### Source excerpt
--

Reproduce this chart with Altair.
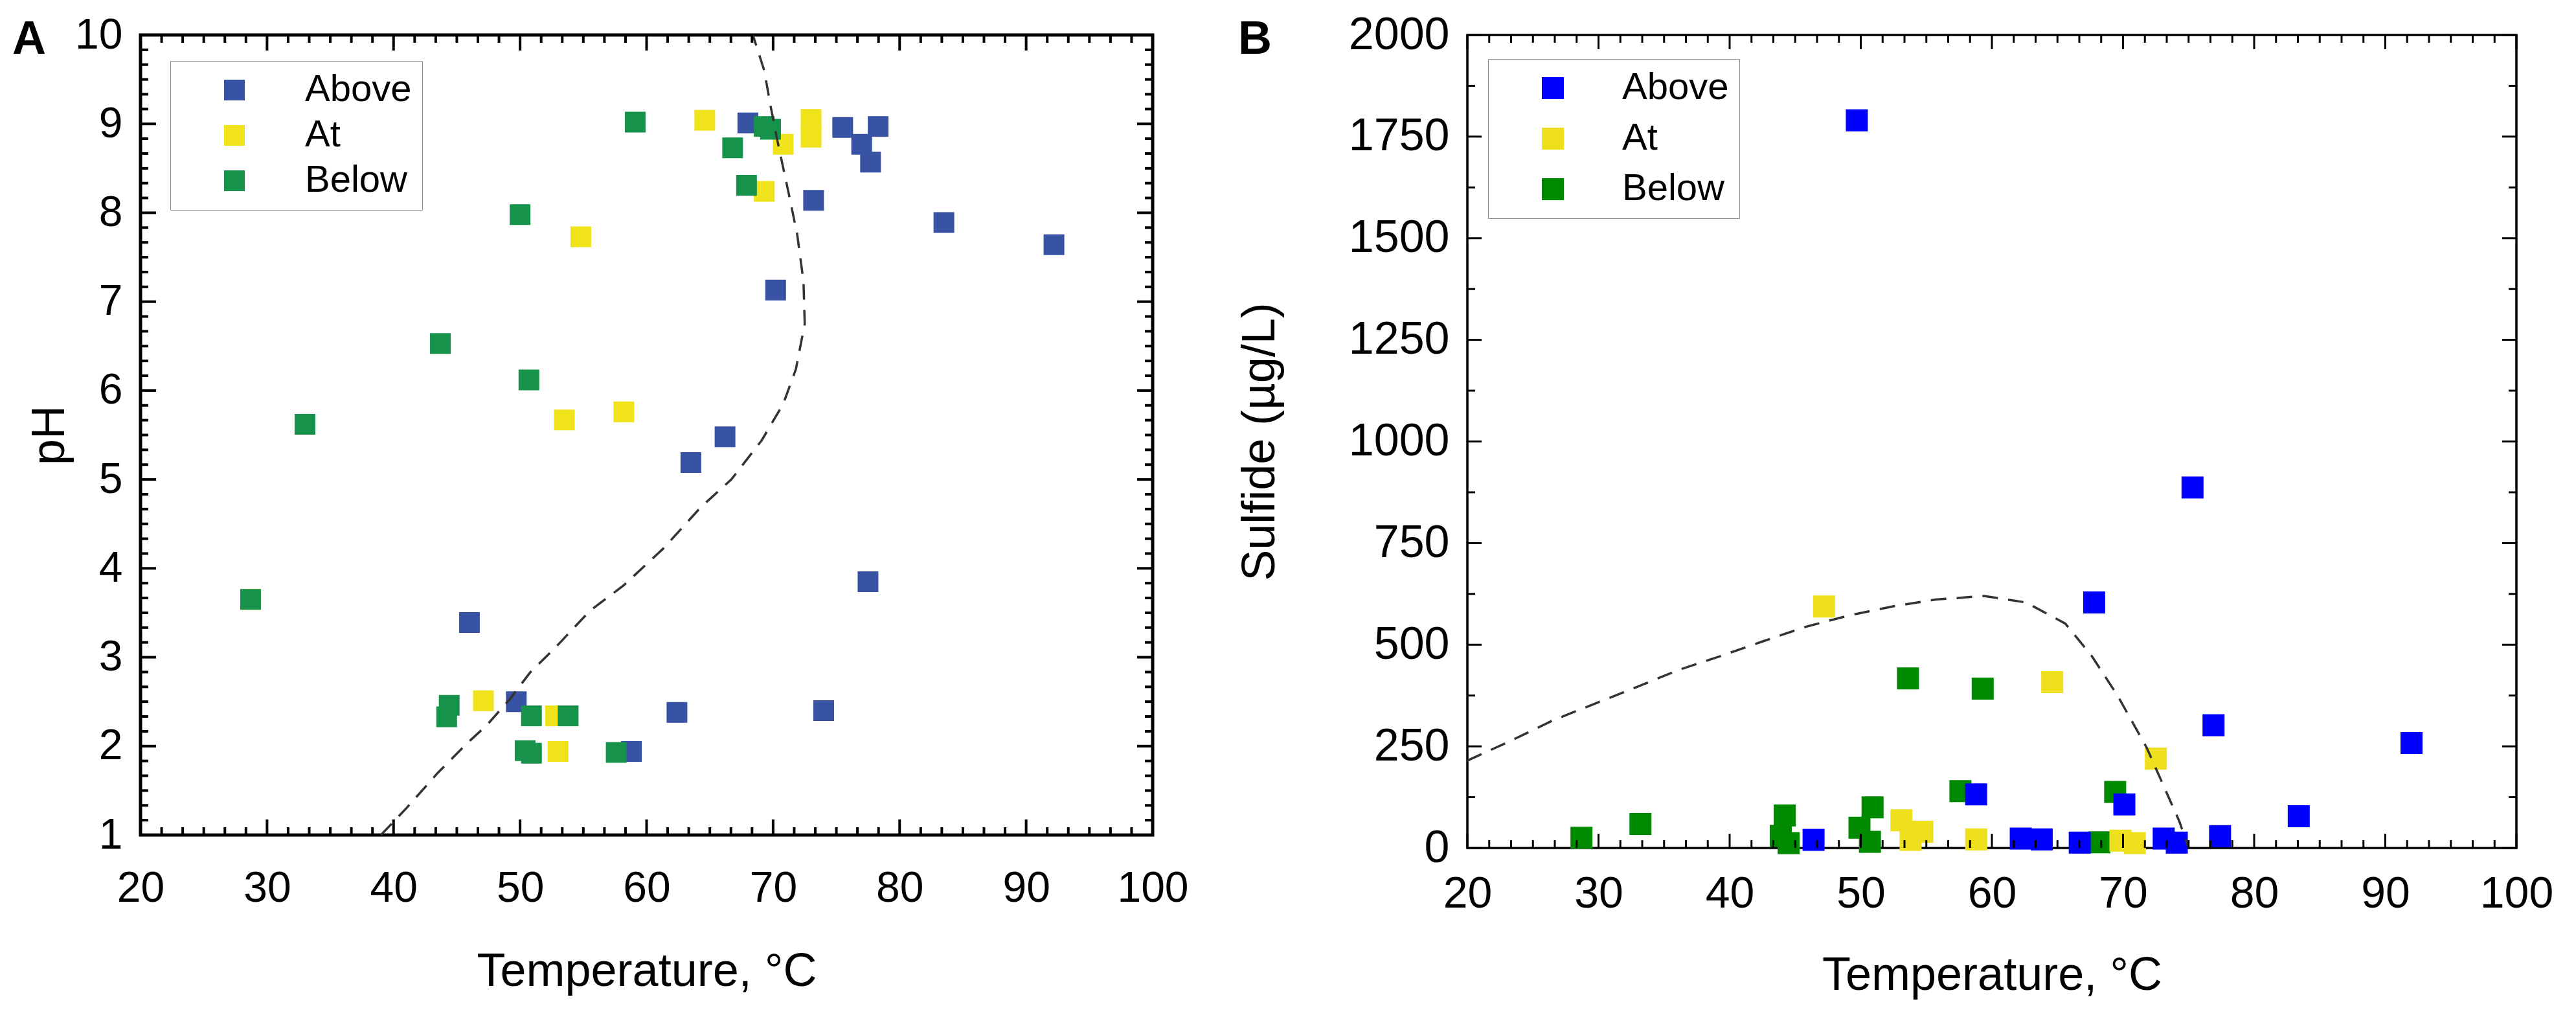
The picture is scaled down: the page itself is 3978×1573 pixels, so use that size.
import altair as alt
import pandas as pd

FONT = "Liberation Sans"
CATS = ["Above", "At", "Below"]

# ---------------- Panel A : pH vs temperature ----------------
A_above_T = [68.0, 75.5, 78.3, 77.0, 77.7, 73.2, 83.5, 92.2, 70.2, 66.2, 63.5, 77.5, 46.0, 49.7, 62.4, 74.0, 58.8]
A_above_pH = [9.01, 8.96, 8.97, 8.77, 8.57, 8.14, 7.89, 7.64, 7.13, 5.48, 5.19, 3.85, 3.39, 2.50, 2.38, 2.40, 1.94]

A_at_T = [64.6, 70.8, 73.0, 73.0, 69.3, 54.8, 58.2, 53.5, 28.7, 47.1, 52.8, 53.0]
A_at_pH = [9.04, 8.77, 9.05, 8.85, 8.24, 7.73, 5.76, 5.67, 3.65, 2.51, 2.34, 1.94]

A_below_T = [59.1, 69.3, 69.8, 66.8, 67.9, 50.0, 43.7, 50.7, 33.0, 28.7, 44.2, 44.4, 50.9, 53.8, 50.4, 50.9, 57.6]
A_below_pH = [9.02, 8.97, 8.94, 8.73, 8.31, 7.98, 6.53, 6.12, 5.62, 3.65, 2.33, 2.46, 2.34, 2.34, 1.95, 1.92, 1.93]

A_curve_T = [39.0, 41.0, 43.5, 45.8, 47.4, 49.2, 50.8, 52.8, 55.5, 58.2, 61.3, 64.3, 66.7, 69.1, 70.8,
             71.8, 72.5, 72.4, 71.9, 71.2, 70.4, 69.8, 69.3, 68.4]
A_curve_pH = [1.0, 1.3, 1.7, 2.03, 2.24, 2.53, 2.83, 3.11, 3.52, 3.81, 4.22, 4.69, 5.0, 5.44, 5.85,
              6.24, 6.75, 7.23, 7.76, 8.24, 8.77, 9.2, 9.6, 10.0]

# ---------------- Panel B : sulfide vs temperature ----------------
B_above_T = [49.7, 75.3, 67.8, 76.9, 92.0, 83.4, 58.8, 70.1, 46.4, 62.2, 63.8, 66.7, 73.1, 74.1, 77.4]
B_above_S = [1790, 887, 604, 302, 258, 78, 132, 107, 20, 23, 21, 13, 23, 13, 29]

B_at_T = [47.2, 64.6, 72.5, 53.1, 54.7, 53.8, 58.8, 69.8, 70.9]
B_at_S = [594, 408, 220, 68, 40, 20, 21, 18, 12]

B_below_T = [28.7, 33.2, 44.2, 43.9, 44.5, 50.9, 49.9, 50.7, 53.6, 59.3, 57.6, 69.4, 68.2]
B_below_S = [25, 59, 80, 30, 12, 100, 50, 15, 417, 392, 140, 138, 14]

B_curve_T = [20, 23.2, 26.6, 29.8, 33.0, 36.2, 39.3, 42.5, 45.8, 49.1, 52.4, 55.7, 59.4, 62.6,
             65.6, 67.6, 69.6, 71.8, 74.3, 75.0]
B_curve_S = [215, 262, 315, 356, 397, 439, 472, 508, 544, 572, 594, 611, 620, 604,
             552, 473, 374, 247, 65, 0]

# tick labels
X_TICKS = [20, 30, 40, 50, 60, 70, 80, 90, 100]
A_Y_TICKS = [1, 2, 3, 4, 5, 6, 7, 8, 9, 10]
B_Y_TICKS = [0, 250, 500, 750, 1000, 1250, 1500, 1750, 2000]


def pts(groups):
    frames = []
    for cat, xs, ys in groups:
        frames.append(pd.DataFrame({"T": xs, "v": ys, "cat": cat}))
    return pd.concat(frames, ignore_index=True)


def minors(majors, n):
    out = []
    for a, b in zip(majors[:-1], majors[1:]):
        for j in range(1, n + 1):
            out.append(round(a + (b - a) * j / (n + 1), 4))
    return out


def tick_layers(xmaj, xmin, ymaj, ymin, W, H, X, Y, Lmaj, Lmin, sw):
    layers = []
    for vals, L in [(xmaj, Lmaj), (xmin, Lmin)]:
        base = alt.Chart(pd.DataFrame({"T": vals})).mark_rule(color="black", strokeWidth=sw)
        layers.append(base.encode(x=X, y=alt.value(H), y2=alt.value(H - L)))
        layers.append(base.encode(x=X, y=alt.value(0), y2=alt.value(L)))
    for vals, L in [(ymaj, Lmaj), (ymin, Lmin)]:
        base = alt.Chart(pd.DataFrame({"v": vals})).mark_rule(color="black", strokeWidth=sw)
        layers.append(base.encode(y=Y, x=alt.value(0), x2=alt.value(L)))
        layers.append(base.encode(y=Y, x=alt.value(W), x2=alt.value(W - L)))
    return layers


def panel(df, curve, W, H, xs, ys, yticks, ymin, ytitle, colors, leg, ax, letter, letter_x, view_sw,
          size, tick_maj, tick_min, tick_sw):
    xaxis = alt.Axis(values=X_TICKS, title="Temperature, °C", labelFontSize=ax["lfs"], format="d",
                     labelPadding=ax["xlp"], titleFontSize=72, titlePadding=ax["xtp"])
    yaxis = alt.Axis(values=yticks, title=ytitle, labelFontSize=ax["ylfs"], format="d",
                     labelPadding=ax["ylp"], titleFontSize=72, titlePadding=ax["ytp"])
    X = alt.X("T:Q", scale=xs, axis=xaxis)
    Y = alt.Y("v:Q", scale=ys, axis=yaxis)
    points = alt.Chart(df).mark_square(size=size, opacity=1, strokeWidth=0).encode(
        x=X, y=Y,
        color=alt.Color("cat:N", scale=alt.Scale(domain=CATS, range=colors), legend=leg),
    )
    line = alt.Chart(curve).mark_line(color="#333333", strokeWidth=3.5, strokeDash=[24, 16]).encode(
        x=X, y=Y, order="i:Q",
    )
    lab = alt.Chart(pd.DataFrame({"t": [letter]})).mark_text(
        font=FONT, fontSize=72, fontWeight="bold", align="left", baseline="top", color="black"
    ).encode(x=alt.value(letter_x), y=alt.value(-28), text="t:N")
    ticks = tick_layers(X_TICKS, minors(X_TICKS, 5), yticks, ymin, W, H, X, Y, tick_maj, tick_min, tick_sw)
    return alt.layer(points, line, lab, *ticks).properties(
        width=W, height=H, view=alt.ViewBackground(stroke="black", strokeWidth=view_sw)
    )


# ---- Panel A
dfA = pts([("Above", A_above_T, A_above_pH), ("At", A_at_T, A_at_pH), ("Below", A_below_T, A_below_pH)])
curveA = pd.DataFrame({"T": A_curve_T, "v": A_curve_pH, "i": range(len(A_curve_T))})
xA = alt.Scale(domain=[20, 100], nice=False, zero=False)
yA = alt.Scale(domain=[1, 10], nice=False, zero=False)
legA = alt.Legend(orient="none", legendX=46, legendY=40, title=None, symbolType="square",
                  symbolSize=1024, symbolStrokeWidth=0, symbolOpacity=1, labelFontSize=58,
                  labelFont=FONT, labelLimit=400, padding=16, symbolOffset=54, labelOffset=80,
                  rowPadding=12, strokeColor="#8a8a8a", fillColor="white")
chartA = panel(dfA, curveA, 1563, 1235, xA, yA, A_Y_TICKS, minors(A_Y_TICKS, 5), "pH",
               ["#3953A4", "#F0E31C", "#17924A"], legA,
               {"lfs": 66, "xlp": 50, "xtp": 60, "ylfs": 66, "ylp": 28, "ytp": 2},
               "A", -198, 5, 1024, 24, 12, 4)

# ---- Panel B
dfB = pts([("Below", B_below_T, B_below_S), ("At", B_at_T, B_at_S), ("Above", B_above_T, B_above_S)])
curveB = pd.DataFrame({"T": B_curve_T, "v": B_curve_S, "i": range(len(B_curve_T))})
xB = alt.Scale(domain=[20, 100], nice=False, zero=False)
yB = alt.Scale(domain=[0, 2000], nice=False, zero=False)
legB = alt.Legend(orient="none", legendX=32, legendY=37, title=None, symbolType="square",
                  symbolSize=1156, symbolStrokeWidth=0, symbolOpacity=1, labelFontSize=58,
                  labelFont=FONT, labelLimit=400, padding=16, symbolOffset=55, labelOffset=78,
                  rowPadding=20, strokeColor="#8a8a8a", fillColor="white")
chartB = panel(dfB, curveB, 1620, 1255, xB, yB, B_Y_TICKS, minors(B_Y_TICKS, 1), "Sulfide (µg/L)",
               ["#0000FF", "#EEE01E", "#008A00"], legB,
               {"lfs": 68, "xlp": 37, "xtp": 56, "ylfs": 70, "ylp": 28, "ytp": 100},
               "B", -354, 3.5, 1156, 22, 12, 3)

chart = alt.hconcat(chartA, chartB, spacing=486, bounds="flush").resolve_scale(
    color="independent"
).properties(
    padding={"left": 8, "top": 9, "right": 5, "bottom": 5}
).configure_axis(
    grid=False, domain=False, ticks=False, labelFont=FONT, titleFont=FONT, labelColor="black",
    titleColor="black", titleFontWeight="normal", labelFlush=False, labelOverlap=False
).configure_view(stroke="black")

chart.save("out.html", embed_options={"renderer": "svg", "actions": False})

--

### What you will do
Quote the lines that begin at the line containing "The picture is" and end at the line containing "140, 138, 14]", keeping both of those lines.

### Written answer
The picture is scaled down: the page itself is 3978×1573 pixels, so use that size.
import altair as alt
import pandas as pd

FONT = "Liberation Sans"
CATS = ["Above", "At", "Below"]

# ---------------- Panel A : pH vs temperature ----------------
A_above_T = [68.0, 75.5, 78.3, 77.0, 77.7, 73.2, 83.5, 92.2, 70.2, 66.2, 63.5, 77.5, 46.0, 49.7, 62.4, 74.0, 58.8]
A_above_pH = [9.01, 8.96, 8.97, 8.77, 8.57, 8.14, 7.89, 7.64, 7.13, 5.48, 5.19, 3.85, 3.39, 2.50, 2.38, 2.40, 1.94]

A_at_T = [64.6, 70.8, 73.0, 73.0, 69.3, 54.8, 58.2, 53.5, 28.7, 47.1, 52.8, 53.0]
A_at_pH = [9.04, 8.77, 9.05, 8.85, 8.24, 7.73, 5.76, 5.67, 3.65, 2.51, 2.34, 1.94]

A_below_T = [59.1, 69.3, 69.8, 66.8, 67.9, 50.0, 43.7, 50.7, 33.0, 28.7, 44.2, 44.4, 50.9, 53.8, 50.4, 50.9, 57.6]
A_below_pH = [9.02, 8.97, 8.94, 8.73, 8.31, 7.98, 6.53, 6.12, 5.62, 3.65, 2.33, 2.46, 2.34, 2.34, 1.95, 1.92, 1.93]

A_curve_T = [39.0, 41.0, 43.5, 45.8, 47.4, 49.2, 50.8, 52.8, 55.5, 58.2, 61.3, 64.3, 66.7, 69.1, 70.8,
             71.8, 72.5, 72.4, 71.9, 71.2, 70.4, 69.8, 69.3, 68.4]
A_curve_pH = [1.0, 1.3, 1.7, 2.03, 2.24, 2.53, 2.83, 3.11, 3.52, 3.81, 4.22, 4.69, 5.0, 5.44, 5.85,
              6.24, 6.75, 7.23, 7.76, 8.24, 8.77, 9.2, 9.6, 10.0]

# ---------------- Panel B : sulfide vs temperature ----------------
B_above_T = [49.7, 75.3, 67.8, 76.9, 92.0, 83.4, 58.8, 70.1, 46.4, 62.2, 63.8, 66.7, 73.1, 74.1, 77.4]
B_above_S = [1790, 887, 604, 302, 258, 78, 132, 107, 20, 23, 21, 13, 23, 13, 29]

B_at_T = [47.2, 64.6, 72.5, 53.1, 54.7, 53.8, 58.8, 69.8, 70.9]
B_at_S = [594, 408, 220, 68, 40, 20, 21, 18, 12]

B_below_T = [28.7, 33.2, 44.2, 43.9, 44.5, 50.9, 49.9, 50.7, 53.6, 59.3, 57.6, 69.4, 68.2]
B_below_S = [25, 59, 80, 30, 12, 100, 50, 15, 417, 392, 140, 138, 14]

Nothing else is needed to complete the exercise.